Grants and Contributions:

Grant or Award spanning more than one fiscal year. (2017-2018 to 2022-2023)

Operator Algebras is the area of mathematics where collections of continuous linear maps (known as operators) between vector spaces are studied. One important subarea of Operator Algebras is a non-commutative probability theory introduced by Voiculescu in the 1980s known as free probability. By studying free independence, which is a notion of independence for random variables that need not commute, several advancements in Operator Algebras were made. Additionally free probability has many applications and relations to other areas, such as combinatorics, representation theory of large groups, mathematical physics, quantum information theory, random matrix theory, and wireless communications.

Recently a generalization of free probability known as bi-free probability was introduced. The notion of bi-free independence extends the notion of free independence to pairs of non-commutative random variables. This extension to two-variable systems allows for a wider variety of behaviours to be observed and modelled. For example, the investigator demonstrated that all possible notions of independence for one-variable systems can be studied via bi-free independence. Thus bi-free probability may be viewed as a universal non-commutative probability theory. Consequently, this greater generality allows for bi-free probability to investigate problems untouched by free probability.

The purpose of this proposal is to continue the investigator’s study of bi-free probability. The main goal of this proposal is to develop a bi-free analogue of entropy, which would quantify how close to being bi-freely independent a collection of operators are. The notion of free entropy has had many important applications and implications in Operator Algebras and a notion of bi-free entropy will extend these results. In addition to the main goal, there are several related topics the investigator will consider. Examples of such topics include a deeper understanding of the distributional properties of pairs of random variables, whether the algebras generated by collections of pairs of operators are isomorphic, where examples of bi-free independent families occur in Operator Algebras, and whether there is an extension of bi-free probability to systems of an arbitrary number of variables.

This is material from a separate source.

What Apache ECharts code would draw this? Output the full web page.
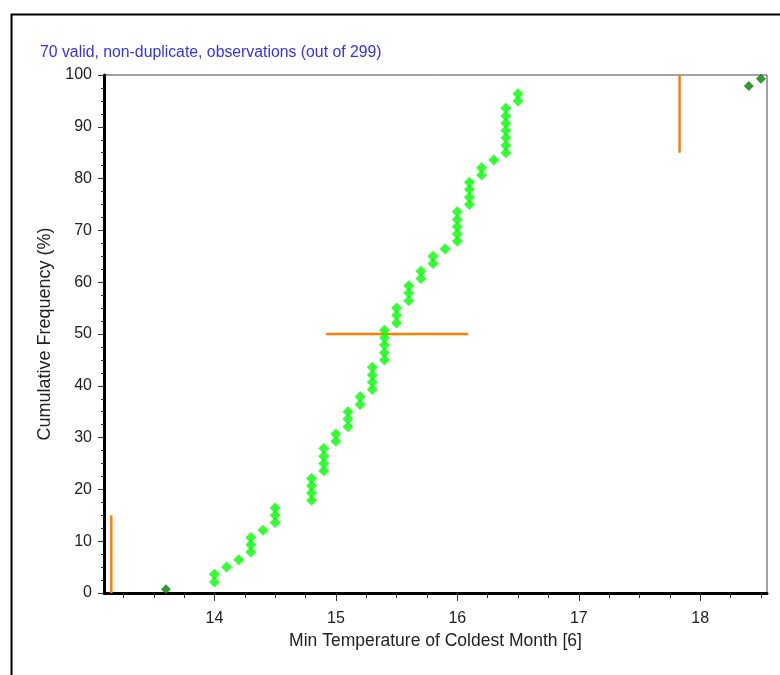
<!DOCTYPE html>
<html>
<head>
<meta charset="utf-8">
<script src="https://cdn.jsdelivr.net/npm/echarts@6/dist/echarts.min.js"></script>
<style>
  html, body { margin: 0; padding: 0; background: #fff; }
  #chart { width: 780px; height: 675px; }
</style>
</head>
<body>
<div id="chart"></div>
<script>
// observations (temperature, cumulative %)
var xMain = [14.0, 14.0, 14.1, 14.2, 14.3, 14.3, 14.3, 14.4, 14.5, 14.5, 14.5,
  14.8, 14.8, 14.8, 14.8, 14.9, 14.9, 14.9, 14.9, 15.0, 15.0, 15.1, 15.1, 15.1,
  15.2, 15.2, 15.3, 15.3, 15.3, 15.3, 15.4, 15.4, 15.4, 15.4, 15.4, 15.5, 15.5, 15.5,
  15.6, 15.6, 15.6, 15.7, 15.7, 15.8, 15.8, 15.9, 16.0, 16.0, 16.0, 16.0, 16.0,
  16.1, 16.1, 16.1, 16.1, 16.2, 16.2, 16.3, 16.4, 16.4, 16.4, 16.4, 16.4, 16.4, 16.4,
  16.5, 16.5];
var yMain = [2.1, 3.6, 5.0, 6.4, 7.9, 9.3, 10.7, 12.1, 13.6, 15.0, 16.4,
  17.9, 19.3, 20.7, 22.1, 23.6, 25.0, 26.4, 27.9, 29.3, 30.7, 32.1, 33.6, 35.0,
  36.4, 37.9, 39.3, 40.7, 42.1, 43.6, 45.0, 46.4, 47.9, 49.3, 50.7, 52.1, 53.6, 55.0,
  56.4, 57.9, 59.3, 60.7, 62.1, 63.6, 65.0, 66.4, 67.9, 69.3, 70.7, 72.1, 73.6,
  75.0, 76.4, 77.9, 79.3, 80.7, 82.1, 83.6, 85.0, 86.4, 87.9, 89.3, 90.7, 92.1, 93.6,
  95.0, 96.4];
var xOut = [13.6, 18.4, 18.5];
var yOut = [0.7, 97.9, 99.3];

// orange marker lines
var lowLine = [[13.15, 0], [13.15, 15]];
var midLine = [[14.92, 50], [16.09, 50]];
var highLine = [[17.83, 85], [17.83, 100]];

var xMajor = [14, 15, 16, 17, 18];
var xMinor = [13.25, 13.5, 13.75, 14, 14.25, 14.5, 14.75, 15, 15.25, 15.5, 15.75, 16,
  16.25, 16.5, 16.75, 17, 17.25, 17.5, 17.75, 18, 18.25, 18.5];

var title = '70 valid, non-duplicate, observations (out of 299)';
var xName = 'Min Temperature of Coldest Month [6]';
var yName = 'Cumulative Frequency (%)';

function pairs(xs, ys) {
  var out = [];
  for (var i = 0; i < xs.length; i++) out.push([xs[i], ys[i]]);
  return out;
}

var font = 'Liberation Sans, Arial, sans-serif';
var chart = echarts.init(document.getElementById('chart'));

var lineStyle = { color: '#ff8000', width: 2.5 };
function orange(data) {
  return {
    type: 'line', data: data, symbol: 'none', silent: true,
    lineStyle: lineStyle, z: 3
  };
}

chart.setOption({
  animation: false,
  backgroundColor: '#fff',
  title: {
    text: title, left: 35, top: 40,
    textStyle: { color: '#3333ee', fontSize: 15.8, fontWeight: 'normal', fontFamily: font }
  },
  graphic: [{
    type: 'rect', left: 9, top: 12,
    shape: { width: 800, height: 700 },
    style: { fill: 'none', stroke: '#000', lineWidth: 2 }
  }],
  grid: {
    left: 104, top: 75, right: 13, bottom: 82,
    show: true, borderColor: '#444', borderWidth: 1
  },
  xAxis: [{
    type: 'value', min: 13.09, max: 18.55,
    name: xName, nameLocation: 'middle', nameGap: 39,
    nameTextStyle: { color: '#222', fontSize: 17.5, fontFamily: font },
    axisLine: { lineStyle: { color: '#000', width: 3 } },
    axisTick: { customValues: xMajor, length: 8, lineStyle: { color: '#333', width: 1 } },
    axisLabel: { customValues: xMajor, margin: 18, color: '#222', fontSize: 16, fontFamily: font },
    splitLine: { show: false }
  }, {
    type: 'value', min: 13.09, max: 18.55, position: 'bottom',
    axisLine: { show: false },
    axisTick: { customValues: xMinor, length: 5, lineStyle: { color: '#333', width: 1 } },
    axisLabel: { show: false },
    splitLine: { show: false }
  }],
  yAxis: {
    type: 'value', min: 0, max: 100, interval: 10,
    name: yName, nameLocation: 'middle', nameGap: 47,
    nameTextStyle: { color: '#222', fontSize: 18, fontFamily: font },
    axisLine: { lineStyle: { color: '#000', width: 3 } },
    axisTick: { length: 6, lineStyle: { color: '#333', width: 1 } },
    minorTick: { show: true, splitNumber: 4, length: 3, lineStyle: { color: '#333', width: 1 } },
    axisLabel: { margin: 12, color: '#222', fontSize: 16, fontFamily: font },
    splitLine: { show: false }
  },
  series: [
    orange(lowLine),
    orange(midLine),
    orange(highLine),
    {
      type: 'scatter', data: pairs(xMain, yMain),
      symbol: 'diamond', symbolSize: [11, 11],
      itemStyle: { color: '#00ff00' }, z: 4
    },
    {
      type: 'scatter', data: pairs(xOut, yOut),
      symbol: 'diamond', symbolSize: [10, 10],
      itemStyle: { color: '#008000' }, z: 4
    }
  ]
});
</script>
</body>
</html>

The main significance of this proposal is that free probability substantially influenced Operator Algebras and other areas of mathematics, and a study of bi-free probability will have the same impact. The main benefit of this project is an extension of free probability theory thereby allowing improved applications. The ultimate outcome will be a deeper understanding of bi-free probability theory, its implications to other mathematical theories, and the applications this theory can provide.